→ What to work on
Provide an exact copy of the data, excluding the images.
--- START OF Collected material ---
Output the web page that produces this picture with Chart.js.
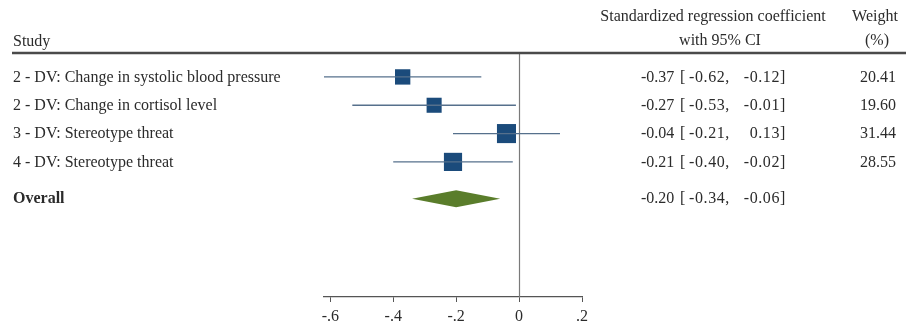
<!DOCTYPE html>
<html>
<head>
<meta charset="utf-8">
<script src="https://cdn.jsdelivr.net/npm/chart.js@4"></script>
<style>
  body { margin: 0; background: #fff; }
  #wrap { width: 910px; height: 331px; position: relative; }
</style>
</head>
<body>
<div id="wrap"><canvas id="myChart"></canvas></div>
<script>
const studies = [
  "2 - DV: Change in systolic blood pressure",
  "2 - DV: Change in cortisol level",
  "3 - DV: Stereotype threat",
  "4 - DV: Stereotype threat",
];
const estimates = [-0.37, -0.27, -0.04, -0.21];
const ciLow = [-0.62, -0.53, -0.21, -0.4];
const ciHigh = [-0.12, -0.01, 0.13, -0.02];
const weights = [20.41, 19.6, 31.44, 28.55];
const overallLabel = "Overall";
const overallValues = [-0.2, -0.34, -0.06]; // estimate, low, high
const rows = [1, 2, 3, 4, 5.3];
const xTicks = [-0.6, -0.4, -0.2, 0, 0.2];
const tickLabels = ["-.6", "-.4", "-.2", "0", ".2"];

const serif = "'Liberation Serif', 'Times New Roman', serif";
const textColor = "#2b2b2b";

function drawCI(ctx, est, lo, hi, py) {
  ctx.save();
  ctx.textAlign = "left";
  ctx.fillText(est.toFixed(2), 641, py);
  ctx.fillText("[", 680, py);
  ctx.letterSpacing = "0.6px";
  ctx.fillText(lo.toFixed(2) + ",", 689, py);
  ctx.textAlign = "right";
  ctx.fillText(hi.toFixed(2) + "]", 786, py);
  ctx.restore();
}

function createChart() {
  const datasets = [];

  studies.forEach((name, i) => {
    datasets.push({
      label: name,
      data: [
        { x: ciLow[i], y: rows[i] },
        { x: ciHigh[i], y: rows[i] },
      ],
      showLine: true,
      clip: false,
      borderColor: "#56708c",
      borderWidth: 1.3,
      pointRadius: 0,
    });
  });

  datasets.push({
    label: "Estimate",
    data: estimates.map((v, i) => ({ x: v, y: rows[i] })),
    clip: false,
    pointStyle: "rect",
    pointRadius: weights.map((w) => (3.4 * Math.sqrt(w)) / Math.SQRT2),
    backgroundColor: "#1b4b7b",
    borderWidth: 0,
  });

  const forestText = {
    id: "forestText",
    beforeDatasetsDraw(chart) {
      const { ctx, chartArea, scales } = chart;
      const x0 = scales.x.getPixelForValue(0);
      ctx.save();
      ctx.strokeStyle = "#7a7a7a";
      ctx.lineWidth = 1.2;
      ctx.beginPath();
      ctx.moveTo(Math.round(x0) + 0.5, chartArea.top);
      ctx.lineTo(Math.round(x0) + 0.5, chartArea.bottom);
      ctx.stroke();
      ctx.restore();
    },
    afterDatasetsDraw(chart) {
      const { ctx, scales } = chart;
      const x = scales.x;
      const y = scales.y;
      ctx.save();

      // overall diamond
      const oy = y.getPixelForValue(rows[4]);
      ctx.fillStyle = "#5a7d2b";
      ctx.beginPath();
      ctx.moveTo(x.getPixelForValue(overallValues[1]), oy);
      ctx.lineTo(x.getPixelForValue(overallValues[0]), oy - 8.5);
      ctx.lineTo(x.getPixelForValue(overallValues[2]), oy);
      ctx.lineTo(x.getPixelForValue(overallValues[0]), oy + 8.5);
      ctx.closePath();
      ctx.fill();

      // header
      ctx.fillStyle = textColor;
      ctx.textBaseline = "middle";
      ctx.font = `16px ${serif}`;
      ctx.textAlign = "left";
      ctx.fillText("Study", 13, 42);
      ctx.textAlign = "center";
      ctx.fillText("Standardized regression coefficient", 713, 17);
      ctx.fillText("with 95% CI", 720, 41);
      ctx.fillText("Weight", 875, 17);
      ctx.fillText("(%)", 877, 41);

      ctx.strokeStyle = "#4a4a4a";
      ctx.lineWidth = 2.5;
      ctx.beginPath();
      ctx.moveTo(12, 53);
      ctx.lineTo(906, 53);
      ctx.stroke();

      // rows
      studies.forEach((name, i) => {
        const py = y.getPixelForValue(rows[i]) + 0.5;
        ctx.textAlign = "left";
        ctx.fillText(name, 13, py);
        drawCI(ctx, estimates[i], ciLow[i], ciHigh[i], py);
        ctx.textAlign = "right";
        ctx.fillText(weights[i].toFixed(2), 896, py);
      });

      drawCI(ctx, overallValues[0], overallValues[1], overallValues[2], oy);
      ctx.textAlign = "left";
      ctx.font = `bold 16px ${serif}`;
      ctx.fillText(overallLabel, 13, oy);
      ctx.restore();
    },
  };

  const config = {
    type: "scatter",
    data: { datasets },
    options: {
      responsive: true,
      maintainAspectRatio: false,
      animation: false,
      layout: {
        padding: { left: 324, right: 328, top: 52, bottom: 0 },
      },
      plugins: {
        legend: { display: false },
        tooltip: { enabled: false },
      },
      scales: {
        x: {
          type: "linear",
          min: -0.62,
          max: 0.2,
          afterBuildTicks: (scale) => {
            scale.ticks = xTicks.map((v) => ({ value: v }));
          },
          afterFit: (scale) => {
            scale.height = 34;
          },
          ticks: {
            color: textColor,
            font: { family: serif, size: 16 },
            padding: 5,
            maxRotation: 0,
            callback: (value) => tickLabels[xTicks.indexOf(value)] ?? "",
          },
          grid: {
            drawOnChartArea: false,
            drawTicks: true,
            tickLength: 5,
            color: "#555",
          },
          border: { display: true, color: "#555", width: 1.3 },
        },
        y: {
          type: "linear",
          display: false,
          reverse: true,
          min: 0.12,
          max: 8.77,
        },
      },
    },
    plugins: [forestText],
  };

  new Chart(document.getElementById("myChart"), config);
}

document.addEventListener("DOMContentLoaded", () => {
  createChart();
});
</script>
</body>
</html>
--- END OF Collected material ---
→ Result for this exercise
Output the web page that produces this picture with Chart.js.
<!DOCTYPE html>
<html>
<head>
<meta charset="utf-8">
<script src="https://cdn.jsdelivr.net/npm/chart.js@4"></script>
<style>
  body { margin: 0; background: #fff; }
  #wrap { width: 910px; height: 331px; position: relative; }
</style>
</head>
<body>
<div id="wrap"><canvas id="myChart"></canvas></div>
<script>
const studies = [
  "2 - DV: Change in systolic blood pressure",
  "2 - DV: Change in cortisol level",
  "3 - DV: Stereotype threat",
  "4 - DV: Stereotype threat",
];
const estimates = [-0.37, -0.27, -0.04, -0.21];
const ciLow = [-0.62, -0.53, -0.21, -0.4];
const ciHigh = [-0.12, -0.01, 0.13, -0.02];
const weights = [20.41, 19.6, 31.44, 28.55];
const overallLabel = "Overall";
const overallValues = [-0.2, -0.34, -0.06]; // estimate, low, high
const rows = [1, 2, 3, 4, 5.3];
const xTicks = [-0.6, -0.4, -0.2, 0, 0.2];
const tickLabels = ["-.6", "-.4", "-.2", "0", ".2"];

const serif = "'Liberation Serif', 'Times New Roman', serif";
const textColor = "#2b2b2b";

function drawCI(ctx, est, lo, hi, py) {
  ctx.save();
  ctx.textAlign = "left";
  ctx.fillText(est.toFixed(2), 641, py);
  ctx.fillText("[", 680, py);
  ctx.letterSpacing = "0.6px";
  ctx.fillText(lo.toFixed(2) + ",", 689, py);
  ctx.textAlign = "right";
  ctx.fillText(hi.toFixed(2) + "]", 786, py);
  ctx.restore();
}

function createChart() {
  const datasets = [];

  studies.forEach((name, i) => {
    datasets.push({
      label: name,
      data: [
        { x: ciLow[i], y: rows[i] },
        { x: ciHigh[i], y: rows[i] },
      ],
      showLine: true,
      clip: false,
      borderColor: "#56708c",
      borderWidth: 1.3,
      pointRadius: 0,
    });
  });

  datasets.push({
    label: "Estimate",
    data: estimates.map((v, i) => ({ x: v, y: rows[i] })),
    clip: false,
    pointStyle: "rect",
    pointRadius: weights.map((w) => (3.4 * Math.sqrt(w)) / Math.SQRT2),
    backgroundColor: "#1b4b7b",
    borderWidth: 0,
  });

  const forestText = {
    id: "forestText",
    beforeDatasetsDraw(chart) {
      const { ctx, chartArea, scales } = chart;
      const x0 = scales.x.getPixelForValue(0);
      ctx.save();
      ctx.strokeStyle = "#7a7a7a";
      ctx.lineWidth = 1.2;
      ctx.beginPath();
      ctx.moveTo(Math.round(x0) + 0.5, chartArea.top);
      ctx.lineTo(Math.round(x0) + 0.5, chartArea.bottom);
      ctx.stroke();
      ctx.restore();
    },
    afterDatasetsDraw(chart) {
      const { ctx, scales } = chart;
      const x = scales.x;
      const y = scales.y;
      ctx.save();

      // overall diamond
      const oy = y.getPixelForValue(rows[4]);
      ctx.fillStyle = "#5a7d2b";
      ctx.beginPath();
      ctx.moveTo(x.getPixelForValue(overallValues[1]), oy);
      ctx.lineTo(x.getPixelForValue(overallValues[0]), oy - 8.5);
      ctx.lineTo(x.getPixelForValue(overallValues[2]), oy);
      ctx.lineTo(x.getPixelForValue(overallValues[0]), oy + 8.5);
      ctx.closePath();
      ctx.fill();

      // header
      ctx.fillStyle = textColor;
      ctx.textBaseline = "middle";
      ctx.font = `16px ${serif}`;
      ctx.textAlign = "left";
      ctx.fillText("Study", 13, 42);
      ctx.textAlign = "center";
      ctx.fillText("Standardized regression coefficient", 713, 17);
      ctx.fillText("with 95% CI", 720, 41);
      ctx.fillText("Weight", 875, 17);
      ctx.fillText("(%)", 877, 41);

      ctx.strokeStyle = "#4a4a4a";
      ctx.lineWidth = 2.5;
      ctx.beginPath();
      ctx.moveTo(12, 53);
      ctx.lineTo(906, 53);
      ctx.stroke();

      // rows
      studies.forEach((name, i) => {
        const py = y.getPixelForValue(rows[i]) + 0.5;
        ctx.textAlign = "left";
        ctx.fillText(name, 13, py);
        drawCI(ctx, estimates[i], ciLow[i], ciHigh[i], py);
        ctx.textAlign = "right";
        ctx.fillText(weights[i].toFixed(2), 896, py);
      });

      drawCI(ctx, overallValues[0], overallValues[1], overallValues[2], oy);
      ctx.textAlign = "left";
      ctx.font = `bold 16px ${serif}`;
      ctx.fillText(overallLabel, 13, oy);
      ctx.restore();
    },
  };

  const config = {
    type: "scatter",
    data: { datasets },
    options: {
      responsive: true,
      maintainAspectRatio: false,
      animation: false,
      layout: {
        padding: { left: 324, right: 328, top: 52, bottom: 0 },
      },
      plugins: {
        legend: { display: false },
        tooltip: { enabled: false },
      },
      scales: {
        x: {
          type: "linear",
          min: -0.62,
          max: 0.2,
          afterBuildTicks: (scale) => {
            scale.ticks = xTicks.map((v) => ({ value: v }));
          },
          afterFit: (scale) => {
            scale.height = 34;
          },
          ticks: {
            color: textColor,
            font: { family: serif, size: 16 },
            padding: 5,
            maxRotation: 0,
            callback: (value) => tickLabels[xTicks.indexOf(value)] ?? "",
          },
          grid: {
            drawOnChartArea: false,
            drawTicks: true,
            tickLength: 5,
            color: "#555",
          },
          border: { display: true, color: "#555", width: 1.3 },
        },
        y: {
          type: "linear",
          display: false,
          reverse: true,
          min: 0.12,
          max: 8.77,
        },
      },
    },
    plugins: [forestText],
  };

  new Chart(document.getElementById("myChart"), config);
}

document.addEventListener("DOMContentLoaded", () => {
  createChart();
});
</script>
</body>
</html>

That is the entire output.